Matthew 27:22-25 seems like an assumption (a claim) of legal and moral responsibility for the execution of Jesus. Though they were a necessary enabling act for the worldly execution, since Pilate was agreeable to letting Jesus go, the Jews had no right to take responsibility for it was pre-destined by God. God knew people are doomed to work evil because of original sin. The history of the Jews in the books of the prophets is a great exercise in futility as well as faith. The consequences of the execution could have been said to be the destruction of Jerusalem with a million deaths that followed in an apocalypse, yet also the Lord's victory over death and actualization of the other prophecies. The Lord was the greatest prophet of the Bible as well as the Son of God. God can sort out the issues of free will and responsibility better than mankind. The end of the old covenant and transition to the new was costly. Redemption of those of faith in the Lord from the criterion of original sin through his atoning sacrifice is the greatest, or most meaningful event in history concerning human destiny.
Matthew 27-
Matthew 27-
22-Pilate said to them, “What then shall I do with Jesus who is called Christ?”

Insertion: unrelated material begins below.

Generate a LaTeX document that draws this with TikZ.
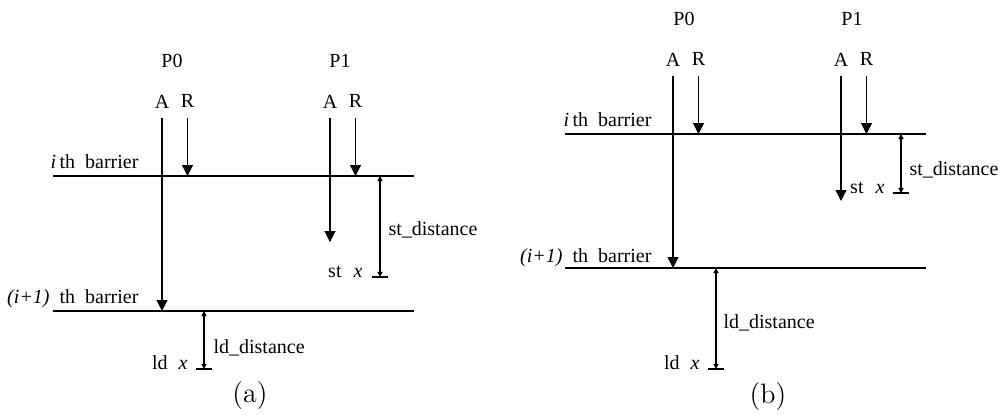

They all said to him, “Let Him be crucified!”
23-Then the governor said, “Why, what evil has He done?”
But they cried out all the more, saying, “Let Him be crucified!”
24-When Pilate saw that he could not prevail at all, but rather that a tumult was rising, he took water and washed his hands before the multitude, saying, “I am innocent of the blood of this just Person. You see to it.”
25-And all the people answered and said, “His blood be on us and on our children.”